Absolute attention is prayer.
"Prayer should be short and pure, unless it is prolonged under the inspiration of divine grace (Rule of Benedict, Chapter 20).
"Prayer is the breath of the soul, the life-energy of the spirit. It is the story of the interplay between God and me. It is the link between the inner and the outer life. It has its own rhythm. It is its own reality. There is no formula for it beyond the need to nourish it with both words and silence. But the process is a clear one, nevertheless.
"Prayer is made up of two dimensions. In the first, we breathe in the tradition, the faith, the search for God that has nurtured the spiritual life in others down through the ages. In the second, we breathe out the consciousness, the presence, the magnetism of the God who resides in our own heart, uniquely and privately ours.

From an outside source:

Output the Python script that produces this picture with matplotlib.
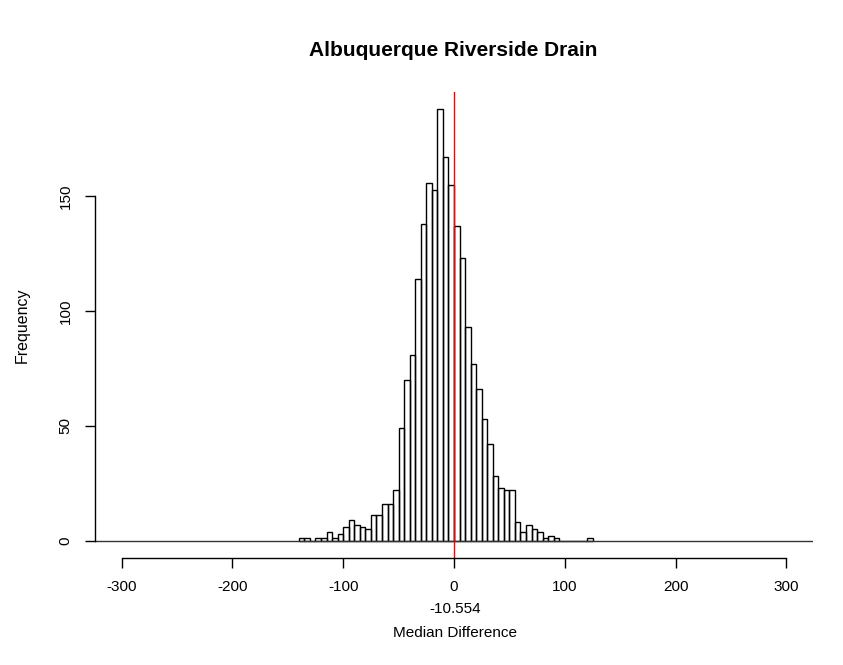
import matplotlib.pyplot as plt
import numpy as np

plt.rcParams['font.family'] = ['Liberation Sans', 'DejaVu Sans']
plt.rcParams['axes.unicode_minus'] = False

# histogram data: bins of width 5 starting at -140
bin_start = -140
bin_width = 5
counts = [1, 1, 0, 1, 1, 4, 1, 3, 6, 9, 7, 6, 5, 11, 11, 16, 16, 22, 49, 70,
          81, 114, 138, 156, 153, 188, 167, 155, 137, 123, 93, 77, 66, 53, 42,
          28, 23, 22, 22, 8, 4, 7, 5, 4, 1, 2, 1, 0, 0, 0, 0, 0, 1]
median_diff = -10.554
x_ticks = [-300, -200, -100, 0, 100, 200, 300]
y_ticks = [0, 50, 100, 150]

left_edges = bin_start + bin_width * np.arange(len(counts))

fig = plt.figure(figsize=(8.43, 6.65), dpi=100)
ax = fig.add_axes([95 / 843, 107 / 665, 718 / 843, 466 / 665])

ax.bar(left_edges, counts, width=bin_width, align='edge',
       fill=False, edgecolor='black', linewidth=1)
ax.axhline(0, color='#333333', linewidth=1)
ax.axvline(0, color='red', linewidth=1)

# R-style axes: 4% padding around the range
ax.set_xlim(-324, 324)
ymax = max(counts)
ax.set_ylim(-0.04 * ymax, 1.04 * ymax)

for s in ['top', 'right']:
    ax.spines[s].set_visible(False)
ax.spines['left'].set_bounds(0, 150)
ax.spines['bottom'].set_bounds(-300, 300)
ax.spines['left'].set_linewidth(1)
ax.spines['bottom'].set_linewidth(1)

ax.set_xticks(x_ticks)
ax.set_yticks(y_ticks)
ax.set_yticklabels([str(v) for v in y_ticks], rotation=90, va='center')
ax.tick_params(axis='both', length=7, width=1, labelsize=11, color='black')
ax.tick_params(axis='y', pad=9)
ax.tick_params(axis='x', pad=9)

fig.text(453 / 843, 1 - 50 / 665, 'Albuquerque Riverside Drain',
         ha='center', va='center', fontsize=15, fontweight='bold')
fig.text(22 / 843, 1 - 325 / 665, 'Frequency', rotation=90,
         ha='center', va='center', fontsize=11.5)
fig.text(455 / 843, 1 - 609 / 665, str(median_diff),
         ha='center', va='center', fontsize=11)
fig.text(455 / 843, 1 - 633 / 665, 'Median Difference',
         ha='center', va='center', fontsize=11)

fig.savefig('out.png', dpi=100)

"Benedict of Nursia, in his classic sixth-century rule for monastics, after writing twelve chapters on the ordering of the psalms in seven distinct daily prayer periods for his communities, ends the work with what might easily be read as a shocking, even contradictory, pronouncement. He says clearly and succinctly, 'Prayer should be short and pure.' How do we explain the tension between the two positions?
"Once we understand the purpose and role of words in the spiritual life, the meaning is obvious. The prayer of words is simply meant to fill our minds and thoughts with an awareness of the nature of God and the attitudes of soul needed to immerse ourselves in the God-life.
"Then, once that is accomplished, as the philosopher Simone Weil states tersely, prayer becomes 'absolute attention.' We melt into the presence of God within. There the Great Silence of God becomes the central, major focus of our lives, the anchor of our hearts, the stabilizer that carries us through all the moments of life with all the emotional upheavals that implies on a straight and steady course directly to the heart of God.
"It captures all our attention. It becomes Liberator, Guide, and Center of our lives until the moment when, all of life's beauty and sorrow over, we melt into the life of God, complete in our growing, certain of our journey, drawn like a moth to a flame.
"All the words of faith have prepared us; all the attention to the Silence has burned away the dross. We are ready now. We are finally whole.
"MANTRA: Loving God, be in me so that I may be the sign of your presence to many.
"Rejoice always, pray constantly, and give thanks for everything."